Viaggio in Timor Est

Diario di un ritorno nel Sud Est asiatico. Pietro Raimondi, milanese, sacerdote e insegnante presso i centri professionali delle suore salesiane, ogni settimana ci invierà una foto simbolo, con un suo racconto. Iniziamo oggi il nostro viaggio!  

Tutto è pronto per partire: la borsa da imbarcare, lo zaino con le macchine fotografiche, gli anfibi da foresta tropicale. Ogni anno si è più esperti, ma ogni anno più emozionati.

«Perché torni da noi?». Colpisce questa domanda, perché a porla sono “loro”, quelli da cui vado.  Sono i miei ritorni, infatti, a destare curiosità.
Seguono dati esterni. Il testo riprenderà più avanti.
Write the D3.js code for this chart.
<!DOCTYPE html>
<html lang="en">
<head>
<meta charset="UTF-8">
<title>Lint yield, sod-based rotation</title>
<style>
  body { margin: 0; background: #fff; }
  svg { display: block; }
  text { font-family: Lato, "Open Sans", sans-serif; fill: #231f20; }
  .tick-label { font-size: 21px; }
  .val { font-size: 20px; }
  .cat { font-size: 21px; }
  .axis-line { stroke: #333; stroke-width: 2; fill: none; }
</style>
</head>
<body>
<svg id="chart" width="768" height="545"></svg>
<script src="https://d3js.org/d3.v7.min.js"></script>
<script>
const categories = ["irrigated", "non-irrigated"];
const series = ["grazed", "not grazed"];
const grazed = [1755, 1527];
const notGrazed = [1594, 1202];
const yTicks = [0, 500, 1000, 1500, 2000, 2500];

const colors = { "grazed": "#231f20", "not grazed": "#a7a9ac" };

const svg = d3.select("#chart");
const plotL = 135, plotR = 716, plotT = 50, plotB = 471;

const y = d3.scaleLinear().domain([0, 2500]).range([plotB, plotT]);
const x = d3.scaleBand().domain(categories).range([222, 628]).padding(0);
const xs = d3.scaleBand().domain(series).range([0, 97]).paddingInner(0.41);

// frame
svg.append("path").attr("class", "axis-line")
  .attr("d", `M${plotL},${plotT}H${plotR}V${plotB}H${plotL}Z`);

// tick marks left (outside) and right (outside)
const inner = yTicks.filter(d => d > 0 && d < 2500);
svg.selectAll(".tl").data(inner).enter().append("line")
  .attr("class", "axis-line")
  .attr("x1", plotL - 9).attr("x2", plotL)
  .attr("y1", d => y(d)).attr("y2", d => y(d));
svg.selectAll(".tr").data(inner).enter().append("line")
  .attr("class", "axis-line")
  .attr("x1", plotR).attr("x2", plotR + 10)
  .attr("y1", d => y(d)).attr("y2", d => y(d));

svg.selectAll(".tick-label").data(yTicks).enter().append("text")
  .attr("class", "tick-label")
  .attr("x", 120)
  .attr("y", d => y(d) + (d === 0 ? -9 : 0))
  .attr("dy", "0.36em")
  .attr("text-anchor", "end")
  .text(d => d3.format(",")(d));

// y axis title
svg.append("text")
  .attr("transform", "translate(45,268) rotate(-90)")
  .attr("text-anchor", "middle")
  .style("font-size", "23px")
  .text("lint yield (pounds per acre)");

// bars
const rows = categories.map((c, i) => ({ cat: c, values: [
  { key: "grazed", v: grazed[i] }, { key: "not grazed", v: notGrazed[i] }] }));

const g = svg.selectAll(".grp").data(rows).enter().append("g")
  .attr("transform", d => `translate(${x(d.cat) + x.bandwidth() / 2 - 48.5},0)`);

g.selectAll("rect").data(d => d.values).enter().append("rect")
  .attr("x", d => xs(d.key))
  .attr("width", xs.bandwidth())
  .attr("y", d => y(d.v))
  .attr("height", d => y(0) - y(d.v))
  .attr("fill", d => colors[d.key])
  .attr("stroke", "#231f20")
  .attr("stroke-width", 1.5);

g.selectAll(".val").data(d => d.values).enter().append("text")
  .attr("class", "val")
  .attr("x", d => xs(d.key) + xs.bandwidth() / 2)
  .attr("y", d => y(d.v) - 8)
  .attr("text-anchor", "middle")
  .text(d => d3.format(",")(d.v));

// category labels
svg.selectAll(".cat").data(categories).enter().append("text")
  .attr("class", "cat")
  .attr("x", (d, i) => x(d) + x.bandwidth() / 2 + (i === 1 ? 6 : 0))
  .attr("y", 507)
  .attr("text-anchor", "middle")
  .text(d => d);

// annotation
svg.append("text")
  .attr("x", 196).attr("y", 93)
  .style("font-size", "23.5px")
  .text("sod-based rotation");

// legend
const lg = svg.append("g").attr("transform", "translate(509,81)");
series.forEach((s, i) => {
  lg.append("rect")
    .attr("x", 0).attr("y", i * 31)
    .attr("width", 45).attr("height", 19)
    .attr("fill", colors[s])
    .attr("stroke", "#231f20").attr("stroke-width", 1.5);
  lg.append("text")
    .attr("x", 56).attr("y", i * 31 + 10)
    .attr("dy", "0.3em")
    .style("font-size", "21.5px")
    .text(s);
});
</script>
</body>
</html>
Come dire: che abbiamo mai di bello da offrire noi quaggiù, su quest’isoletta dimenticata, a uno come te che viene dal mondo bianco, dal mondo bello, dal mondo in cui si sta bene?

E tu come glielo spieghi il vuoto che abbiamo dentro, noi che abbiamo una casa piena di cose e vuota d’amici, noi che chiamiamo “fame” ciò che è solo un po’ di appetito, noi che abbiamo problemi di vestiario, ma solo perché non ci sta più nell’armadio? Io non vado ad aiutare, a scavare pozzi, a costruire scuole, a insegnare nulla a nessuno. Non vado a costruire chiese o a organizzare oratori feriali dove le ferie semplicemente non ci sono…

Vado a imparare, a cambiare idea, a osservare la gente e la vita. Vado a convertire la mia mentalità, a innamorarmi dell’umanità. Ho scoperto d’essere un pesce tropicale nato in un magnifico acquario, di quelli dei salotti delle case bene. Un acquario molto grande, tenuto benissimo, con pesci belli e meno, con amici cari e nemici aggressivi, ma pur sempre un acquario.

Quando ho fatto un guizzo fuori e mi sono trovato in acque libere, ho scoperto l’illusione. Mi sono visto da lontano. Ho visto il vetro della vasca, il termostato perfetto, il cibo calibrato, lo stress delle correnti artificiali. Quando rientro in quella vasca, non riesco a non pensare alla vita, quella vera, quella in mare aperto e selvaggio.

La vita dove le spiagge sono incantevoli ma senza bagnini ed ombrelloni, frequentate più da coccodrilli che da umani. La vita dove le capanne di bamboo e le case sugli alberi non sono al parco avventura ma sono case di uomini. La vita dove il tempo scorre diverso e i compleanni si festeggiano con una forza pari al dolore della morte dei tuoi coetanei, quelli che non ce l’hanno fatta a spegnare 18 candeline. La vita, insomma, che vivono un po’ tutti. A parte noi, i pesci dietro i vetri dell’acquario.